O momento desafiador pelo qual a gestora do BTG Pactual passou, destaca Franco, serviu também para mitigar dúvidas que existiam sobre a profundidade da liquidez do mercado doméstico de crédito. “Antes do evento do banco já haviam questionamentos quanto à resiliência do fundo aos resgates, e a rentabilidade que conseguimos é a maior prova de que o fundo e esse mercado tem sim alguma liquidez, para os bons nomes. Mesmo tendo que vender ativos conseguimos uma rentabilidade no ano bem satisfatória, o que mostra a qualidade dos ativos que tínhamos. Conseguimos nos desfazer de todos que precisamos com taxas boas”.
O desempenho positivo do fundo Crédito Corporativo, diante do quadro adverso, ressalta o sócio da asset, se deve à composição da carteira, formada por nomes óbvios da indústria de crédito que, ainda que também tenham passado por momentos difíceis, tiveram dificuldades relativamente menores na comparação com concorrentes do segmento. Como exemplo hipotético o especialista cita as Lojas Renner, varejista que usualmente emite papéis de crédito, considerada de primeira linha pelos gestores, e a camisaria Colombo, que nos últimos meses teve de promover uma reestruturação de sua dívida. “Há cerca de um ano as Lojas Renner pagava uma taxa de CDI mais 1,30%, enquanto a Colombo pagava CDI mais 4%. Quem decidiu na época seguir o caminho de maior risco acabou se dando mal”.

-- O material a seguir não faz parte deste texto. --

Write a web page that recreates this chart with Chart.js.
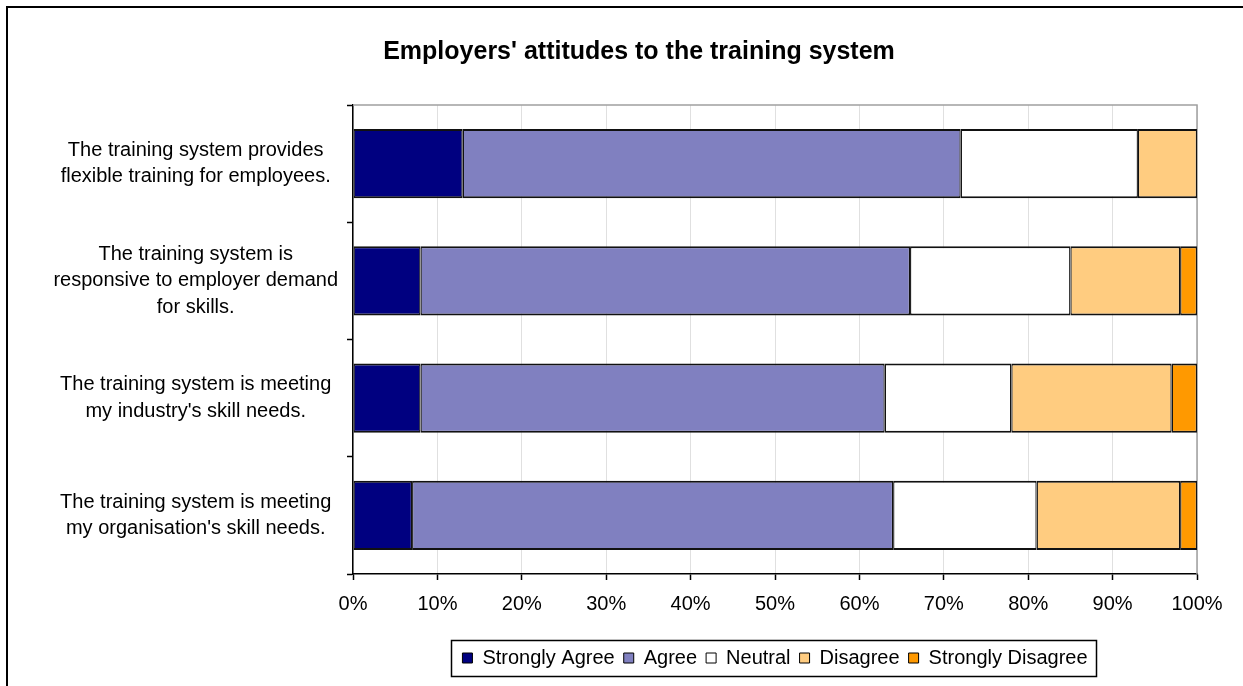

Os fundos de crédito da indústria brasileira que se dedicaram aos papéis conhecidos como high grade, que não estão no mesmo nível dos investment grade, mas acima dos high yield, como é o caso das Lojas Renner, sofreram menos. E eventualmente alguns ativos conseguiram passar pela crise e sair dela até mais fortalecidos, por conta da deterioração sentida por concorrentes que não estavam com uma posição de liquidez confortável. “O ciclo de abertura dos juros encareceu o dinheiro para todo mundo, mas esse tipo de empresa high grade sofreu menos”.